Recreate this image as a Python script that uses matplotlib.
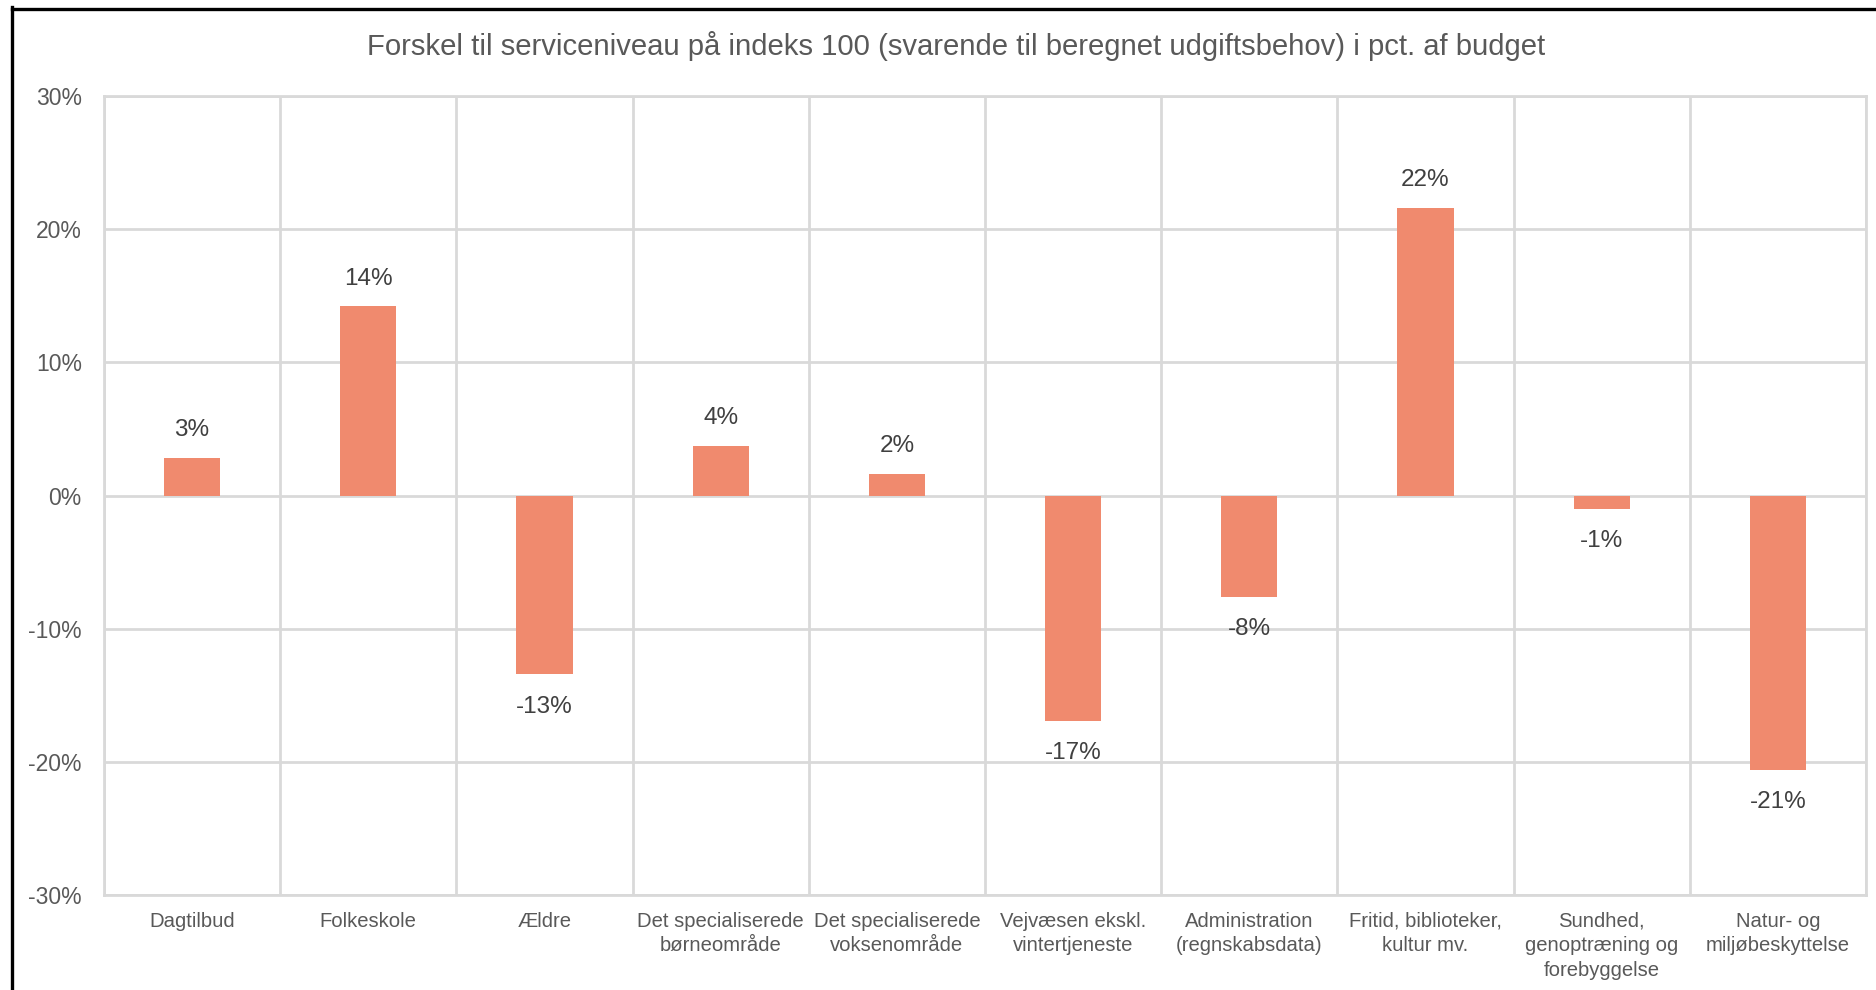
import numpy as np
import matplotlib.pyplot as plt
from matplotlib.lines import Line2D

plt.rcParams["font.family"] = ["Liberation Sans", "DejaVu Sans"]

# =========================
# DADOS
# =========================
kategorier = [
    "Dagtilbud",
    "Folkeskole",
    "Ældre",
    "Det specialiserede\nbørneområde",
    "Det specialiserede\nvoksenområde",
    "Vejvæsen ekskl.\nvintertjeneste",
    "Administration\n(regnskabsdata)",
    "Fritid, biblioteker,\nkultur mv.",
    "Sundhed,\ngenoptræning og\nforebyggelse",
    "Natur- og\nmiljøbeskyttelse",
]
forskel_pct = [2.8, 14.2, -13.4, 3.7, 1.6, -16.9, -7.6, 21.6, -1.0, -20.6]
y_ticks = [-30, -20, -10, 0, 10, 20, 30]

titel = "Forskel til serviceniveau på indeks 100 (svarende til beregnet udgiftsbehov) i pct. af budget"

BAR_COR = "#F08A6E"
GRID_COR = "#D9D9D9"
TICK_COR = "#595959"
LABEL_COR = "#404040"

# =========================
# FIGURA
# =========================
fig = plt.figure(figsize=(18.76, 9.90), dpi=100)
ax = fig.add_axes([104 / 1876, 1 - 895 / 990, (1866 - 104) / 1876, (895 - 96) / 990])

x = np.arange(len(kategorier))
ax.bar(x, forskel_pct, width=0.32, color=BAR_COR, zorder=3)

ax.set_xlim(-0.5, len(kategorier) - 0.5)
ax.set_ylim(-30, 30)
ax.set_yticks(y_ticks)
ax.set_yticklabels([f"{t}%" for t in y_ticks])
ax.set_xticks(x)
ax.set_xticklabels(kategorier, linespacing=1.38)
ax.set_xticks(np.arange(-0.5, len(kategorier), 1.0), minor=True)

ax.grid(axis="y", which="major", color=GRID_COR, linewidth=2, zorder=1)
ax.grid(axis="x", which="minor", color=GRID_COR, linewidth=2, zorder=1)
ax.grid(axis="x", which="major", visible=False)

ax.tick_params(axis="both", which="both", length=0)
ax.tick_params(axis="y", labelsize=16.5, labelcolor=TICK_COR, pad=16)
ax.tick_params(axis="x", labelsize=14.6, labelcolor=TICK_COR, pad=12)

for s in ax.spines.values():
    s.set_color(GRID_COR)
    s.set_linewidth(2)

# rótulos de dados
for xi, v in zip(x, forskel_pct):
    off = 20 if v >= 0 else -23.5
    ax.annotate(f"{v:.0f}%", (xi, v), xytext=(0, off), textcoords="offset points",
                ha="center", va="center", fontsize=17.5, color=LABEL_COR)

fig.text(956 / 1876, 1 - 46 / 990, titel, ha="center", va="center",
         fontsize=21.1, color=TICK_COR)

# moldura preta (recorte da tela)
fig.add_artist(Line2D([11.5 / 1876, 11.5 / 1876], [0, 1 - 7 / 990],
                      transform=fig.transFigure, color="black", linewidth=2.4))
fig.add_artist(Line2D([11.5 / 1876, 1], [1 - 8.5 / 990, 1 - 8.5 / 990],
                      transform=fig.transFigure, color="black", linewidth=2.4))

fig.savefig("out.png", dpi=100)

_ _ _

- DIRECTIONS: All the lines above are to be reproduced exactly, except the pictures.

- RESPONSE TO THIS EXERCISE:
Recreate this image as a Python script that uses matplotlib.
import numpy as np
import matplotlib.pyplot as plt
from matplotlib.lines import Line2D

plt.rcParams["font.family"] = ["Liberation Sans", "DejaVu Sans"]

# =========================
# DADOS
# =========================
kategorier = [
    "Dagtilbud",
    "Folkeskole",
    "Ældre",
    "Det specialiserede\nbørneområde",
    "Det specialiserede\nvoksenområde",
    "Vejvæsen ekskl.\nvintertjeneste",
    "Administration\n(regnskabsdata)",
    "Fritid, biblioteker,\nkultur mv.",
    "Sundhed,\ngenoptræning og\nforebyggelse",
    "Natur- og\nmiljøbeskyttelse",
]
forskel_pct = [2.8, 14.2, -13.4, 3.7, 1.6, -16.9, -7.6, 21.6, -1.0, -20.6]
y_ticks = [-30, -20, -10, 0, 10, 20, 30]

titel = "Forskel til serviceniveau på indeks 100 (svarende til beregnet udgiftsbehov) i pct. af budget"

BAR_COR = "#F08A6E"
GRID_COR = "#D9D9D9"
TICK_COR = "#595959"
LABEL_COR = "#404040"

# =========================
# FIGURA
# =========================
fig = plt.figure(figsize=(18.76, 9.90), dpi=100)
ax = fig.add_axes([104 / 1876, 1 - 895 / 990, (1866 - 104) / 1876, (895 - 96) / 990])

x = np.arange(len(kategorier))
ax.bar(x, forskel_pct, width=0.32, color=BAR_COR, zorder=3)

ax.set_xlim(-0.5, len(kategorier) - 0.5)
ax.set_ylim(-30, 30)
ax.set_yticks(y_ticks)
ax.set_yticklabels([f"{t}%" for t in y_ticks])
ax.set_xticks(x)
ax.set_xticklabels(kategorier, linespacing=1.38)
ax.set_xticks(np.arange(-0.5, len(kategorier), 1.0), minor=True)

ax.grid(axis="y", which="major", color=GRID_COR, linewidth=2, zorder=1)
ax.grid(axis="x", which="minor", color=GRID_COR, linewidth=2, zorder=1)
ax.grid(axis="x", which="major", visible=False)

ax.tick_params(axis="both", which="both", length=0)
ax.tick_params(axis="y", labelsize=16.5, labelcolor=TICK_COR, pad=16)
ax.tick_params(axis="x", labelsize=14.6, labelcolor=TICK_COR, pad=12)

for s in ax.spines.values():
    s.set_color(GRID_COR)
    s.set_linewidth(2)

# rótulos de dados
for xi, v in zip(x, forskel_pct):
    off = 20 if v >= 0 else -23.5
    ax.annotate(f"{v:.0f}%", (xi, v), xytext=(0, off), textcoords="offset points",
                ha="center", va="center", fontsize=17.5, color=LABEL_COR)

fig.text(956 / 1876, 1 - 46 / 990, titel, ha="center", va="center",
         fontsize=21.1, color=TICK_COR)

# moldura preta (recorte da tela)
fig.add_artist(Line2D([11.5 / 1876, 11.5 / 1876], [0, 1 - 7 / 990],
                      transform=fig.transFigure, color="black", linewidth=2.4))
fig.add_artist(Line2D([11.5 / 1876, 1], [1 - 8.5 / 990, 1 - 8.5 / 990],
                      transform=fig.transFigure, color="black", linewidth=2.4))

fig.savefig("out.png", dpi=100)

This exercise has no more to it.